### Given information
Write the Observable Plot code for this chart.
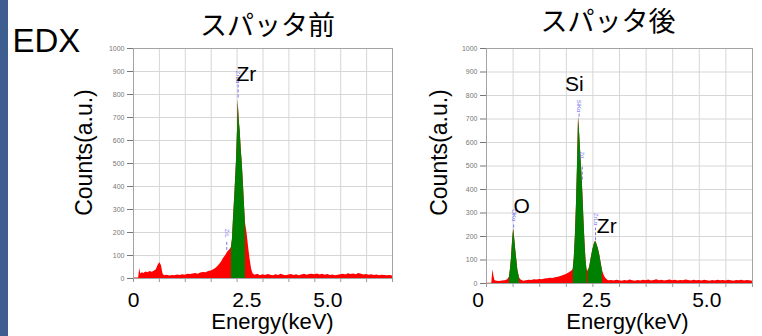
<!DOCTYPE html>
<html><head><meta charset="utf-8">
<script src="https://cdn.jsdelivr.net/npm/d3@7"></script>
<script src="https://cdn.jsdelivr.net/npm/@observablehq/plot@0.6"></script>
<style>
html,body{margin:0;padding:0;background:#fff;}
#wrap{position:relative;width:762px;height:336px;overflow:hidden;background:#fff;}
#strip{position:absolute;left:0;top:0;width:8px;height:336px;background:#3d5e8f;}
</style></head><body><div id="wrap"><div id="strip"></div></div>
<script>
// ---- data (energy in keV, counts) ----
const beforeEnergy = [0,0.10,0.12,0.14,0.17,0.20,0.24,0.28,0.32,0.36,0.40,0.44,0.48,0.51,0.54,0.57,0.60,0.65,0.70,0.75,0.80,0.85,0.90,0.95,1.00,1.05,1.10,1.15,1.20,1.25,1.30,1.35,1.40,1.45,1.50,1.55,1.60,1.65,1.70,1.74,1.78,1.82,1.86,1.89,1.91,1.93,1.96,1.99,2.01,2.02,2.04,2.06,2.08,2.10,2.12,2.14,2.16,2.19,2.22,2.25,2.28,2.31,2.35,2.40,2.45,2.50,2.55,2.60,2.65,2.70,2.75,2.80,2.85,2.90,2.95,3.00,3.05,3.10,3.15,3.20,3.25,3.30,3.35,3.40,3.45,3.50,3.55,3.60,3.65,3.70,3.75,3.80,3.85,3.90,3.95,4.00,4.05,4.10,4.15,4.20,4.25,4.30,4.35,4.40,4.45,4.50,4.55,4.60,4.65,4.70,4.75,4.80,4.85,4.90,4.95,5.00];
const beforeCounts = [2,2,43,20,25,22,28,25,30,27,32,38,60,68,55,20,12,14,11,13,12,15,13,16,14,18,17,20,22,19,24,26,25,30,33,38,46,58,72,88,100,115,125,135,170,260,380,520,660,775,690,640,560,500,420,330,245,200,140,85,40,20,14,18,12,16,13,17,14,12,16,13,18,14,12,15,17,13,16,12,15,18,14,17,19,16,20,15,18,14,17,13,15,12,14,16,19,15,21,17,20,16,22,18,15,17,14,16,13,15,12,14,13,12,13,11];
const beforeRoiStart = [1.89];
const beforeRoiEnd = [2.16];

const afterEnergy = [0,0.10,0.12,0.14,0.16,0.20,0.25,0.30,0.35,0.40,0.42,0.43,0.45,0.47,0.49,0.51,0.53,0.55,0.57,0.59,0.62,0.65,0.70,0.75,0.80,0.85,0.90,0.95,1.00,1.05,1.10,1.15,1.20,1.25,1.30,1.35,1.40,1.45,1.50,1.55,1.60,1.63,1.65,1.67,1.69,1.71,1.73,1.75,1.77,1.79,1.81,1.83,1.85,1.87,1.89,1.90,1.91,1.94,1.97,2.00,2.03,2.05,2.07,2.10,2.13,2.16,2.18,2.21,2.24,2.28,2.30,2.35,2.40,2.45,2.50,2.55,2.60,2.65,2.70,2.75,2.80,2.85,2.90,2.95,3.00,3.05,3.10,3.15,3.20,3.25,3.30,3.35,3.40,3.45,3.50,3.55,3.60,3.65,3.70,3.75,3.80,3.85,3.90,3.95,4.00,4.05,4.10,4.15,4.20,4.25,4.30,4.35,4.40,4.45,4.50,4.55,4.60,4.65,4.70,4.75,4.80,4.85,4.90,4.95,5.00];
const afterCounts = [1,1,58,30,12,10,9,11,12,16,24,25,60,110,180,233,190,140,100,55,25,15,10,12,14,13,16,15,17,16,19,20,22,21,24,27,30,34,38,45,52,60,110,200,330,500,708,640,560,480,390,280,180,100,55,60,50,70,110,145,170,180,170,150,120,80,55,35,22,14,12,13,11,14,12,10,13,11,15,12,10,13,11,14,12,15,11,13,16,12,14,11,13,15,12,14,11,13,12,15,13,11,14,12,13,11,14,12,10,13,11,14,12,13,11,14,12,10,13,12,14,11,13,12,10];
const afterRoiStart = [0.43, 1.63, 1.91];
const afterRoiEnd = [0.62, 1.89, 2.18];

const gridEnergy = [0,0.5,1,1.5,2,2.5,3,3.5,4,4.5,5];
const gridCounts = [0,100,200,300,400,500,600,700,800,900,1000];

const xTickLabels = ["0", "2.5", "5.0"];
const beforeTickEnergy = [0, 2.19, 3.75];
const afterTickEnergy = [-0.16, 2.07, 4.14];

const beforeElements = ["Zr"];
const beforeElementEnergy = [2.18];
const beforeElementCounts = [860];
const afterElements = ["O", "Si", "Zr"];
const afterElementEnergy = [0.66, 1.65, 2.26];
const afterElementCounts = [302, 821, 213];

const beforeMarkers = ["ZrL", "ZrLα"];
const beforeMarkerEnergy = [1.80, 2.02];
const beforeMarkerText = [197, 876];
const beforeMarkerTop = [162, 855];
const beforeMarkerBottom = [122, 785];
const afterMarkers = ["OKα", "SiKα", "ZrL", "ZrLα"];
const afterMarkerEnergy = [0.51, 1.74, 1.80, 2.05];
const afterMarkerText = [290, 755, 543, 274];
const afterMarkerTop = [255, 722, 505, 235];
const afterMarkerBottom = [236, 708, 440, 182];

const titles = ["スパッタ前", "スパッタ後"];

function panel(o) {
  const spec = o.energy.map((e, i) => ({e, c: o.counts[i]}));
  const rois = o.roiStart.map((lo, k) => spec.filter(d => d.e >= lo - 1e-9 && d.e <= o.roiEnd[k] + 1e-9));
  const marks = [
    Plot.ruleX(gridEnergy, {stroke: "#d6d6d6", strokeWidth: 1}),
    Plot.ruleY(gridCounts, {stroke: "#d6d6d6", strokeWidth: 1}),
    Plot.areaY(spec, {x: "e", y: "c", fill: "#ff0000", curve: "linear"}),
    ...rois.map(r => Plot.areaY(r, {x: "e", y: "c", fill: "#008000", curve: "linear"})),
    Plot.frame({stroke: "#a3a3a3"}),
    Plot.axisY({ticks: gridCounts, tickSize: 6, tickPadding: 3, fontSize: 7, color: "#777", label: null, tickFormat: d => String(d)}),
    Plot.axisX({ticks: gridEnergy, tickSize: 4, tickFormat: () => "", color: "#999", label: null}),
    Plot.ruleX(o.markers, {x: (d, i) => o.markerEnergy[i], y1: (d, i) => o.markerBottom[i], y2: (d, i) => o.markerTop[i], stroke: "#7777ee", strokeWidth: 1, strokeDasharray: "3,2"}),
    Plot.text(o.markers, {x: (d, i) => o.markerEnergy[i], y: (d, i) => o.markerText[i], text: d => d, rotate: 90, fontSize: 6, fill: "#6e6ef0"}),
    Plot.text(o.elements, {x: (d, i) => o.elementEnergy[i], y: (d, i) => o.elementCounts[i], text: d => d, lineAnchor: "bottom", fontSize: 21, fill: "#000"}),
    Plot.text(xTickLabels, {x: (d, i) => o.tickEnergy[i], frameAnchor: "bottom", text: d => d, lineAnchor: "bottom", dy: o.tickDy, fontSize: 21, fill: "#000"}),
    Plot.text(["Counts(a.u.)"], {frameAnchor: "left", textAnchor: "middle", rotate: -90, dx: o.countsDx, dy: o.countsDy, fontSize: 23, fill: "#000"}),
    Plot.text(["Energy(keV)"], {frameAnchor: "bottom", textAnchor: "middle", dx: o.energyDx, dy: o.energyDy, lineAnchor: "bottom", fontSize: 22, fill: "#000"}),
    Plot.text([o.title], {frameAnchor: "top", textAnchor: "middle", dx: o.titleDx, dy: o.titleDy, lineAnchor: "bottom", fontSize: 27, fontFamily: "'Noto Sans CJK JP', sans-serif", fill: "#000"})
  ];
  if (o.edx) marks.push(Plot.text(["EDX"], {frameAnchor: "top-left", textAnchor: "start", dx: -121, dy: 3, lineAnchor: "bottom", fontSize: 33, fill: "#000"}));
  return Plot.plot({
    width: o.width, height: 336,
    marginLeft: o.marginLeft, marginRight: o.marginRight, marginTop: 48, marginBottom: o.marginBottom,
    x: {domain: [0, 5]},
    y: {domain: [0, 1000]},
    style: {fontFamily: "'Liberation Sans', Arial, sans-serif", background: "transparent", position: "absolute", left: o.left + "px", top: "0px", overflow: "visible"},
    marks
  });
}

const wrap = document.getElementById("wrap");
wrap.appendChild(panel({
  energy: beforeEnergy, counts: beforeCounts, roiStart: beforeRoiStart, roiEnd: beforeRoiEnd,
  tickEnergy: beforeTickEnergy, elements: beforeElements, elementEnergy: beforeElementEnergy, elementCounts: beforeElementCounts,
  markers: beforeMarkers, markerEnergy: beforeMarkerEnergy, markerText: beforeMarkerText, markerTop: beforeMarkerTop, markerBottom: beforeMarkerBottom,
  title: titles[0], titleDx: 4.5, titleDy: -14, tickDy: 28, countsDx: -49, countsDy: -11, energyDx: 9.5, energyDy: 50,
  width: 392, left: 8, marginLeft: 125, marginRight: 8, marginBottom: 58, edx: true
}));
wrap.appendChild(panel({
  energy: afterEnergy, counts: afterCounts, roiStart: afterRoiStart, roiEnd: afterRoiEnd,
  tickEnergy: afterTickEnergy, elements: afterElements, elementEnergy: afterElementEnergy, elementCounts: afterElementCounts,
  markers: afterMarkers, markerEnergy: afterMarkerEnergy, markerText: afterMarkerText, markerTop: afterMarkerTop, markerBottom: afterMarkerBottom,
  title: titles[1], titleDx: -11.5, titleDy: -18, tickDy: 23, countsDx: -47, countsDy: -13.5, energyDx: 8, energyDy: 45,
  width: 362, left: 400, marginLeft: 86, marginRight: 10, marginBottom: 53, edx: false
}));
</script></body></html>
######
### Exercise instructions
Pictures are excluded: retype only the lines from the beginning of the listing above through the line with "const beforeRoiEnd = [2.16];", both included.

### Expected answer
Write the Observable Plot code for this chart.
<!DOCTYPE html>
<html><head><meta charset="utf-8">
<script src="https://cdn.jsdelivr.net/npm/d3@7"></script>
<script src="https://cdn.jsdelivr.net/npm/@observablehq/plot@0.6"></script>
<style>
html,body{margin:0;padding:0;background:#fff;}
#wrap{position:relative;width:762px;height:336px;overflow:hidden;background:#fff;}
#strip{position:absolute;left:0;top:0;width:8px;height:336px;background:#3d5e8f;}
</style></head><body><div id="wrap"><div id="strip"></div></div>
<script>
// ---- data (energy in keV, counts) ----
const beforeEnergy = [0,0.10,0.12,0.14,0.17,0.20,0.24,0.28,0.32,0.36,0.40,0.44,0.48,0.51,0.54,0.57,0.60,0.65,0.70,0.75,0.80,0.85,0.90,0.95,1.00,1.05,1.10,1.15,1.20,1.25,1.30,1.35,1.40,1.45,1.50,1.55,1.60,1.65,1.70,1.74,1.78,1.82,1.86,1.89,1.91,1.93,1.96,1.99,2.01,2.02,2.04,2.06,2.08,2.10,2.12,2.14,2.16,2.19,2.22,2.25,2.28,2.31,2.35,2.40,2.45,2.50,2.55,2.60,2.65,2.70,2.75,2.80,2.85,2.90,2.95,3.00,3.05,3.10,3.15,3.20,3.25,3.30,3.35,3.40,3.45,3.50,3.55,3.60,3.65,3.70,3.75,3.80,3.85,3.90,3.95,4.00,4.05,4.10,4.15,4.20,4.25,4.30,4.35,4.40,4.45,4.50,4.55,4.60,4.65,4.70,4.75,4.80,4.85,4.90,4.95,5.00];
const beforeCounts = [2,2,43,20,25,22,28,25,30,27,32,38,60,68,55,20,12,14,11,13,12,15,13,16,14,18,17,20,22,19,24,26,25,30,33,38,46,58,72,88,100,115,125,135,170,260,380,520,660,775,690,640,560,500,420,330,245,200,140,85,40,20,14,18,12,16,13,17,14,12,16,13,18,14,12,15,17,13,16,12,15,18,14,17,19,16,20,15,18,14,17,13,15,12,14,16,19,15,21,17,20,16,22,18,15,17,14,16,13,15,12,14,13,12,13,11];
const beforeRoiStart = [1.89];
const beforeRoiEnd = [2.16];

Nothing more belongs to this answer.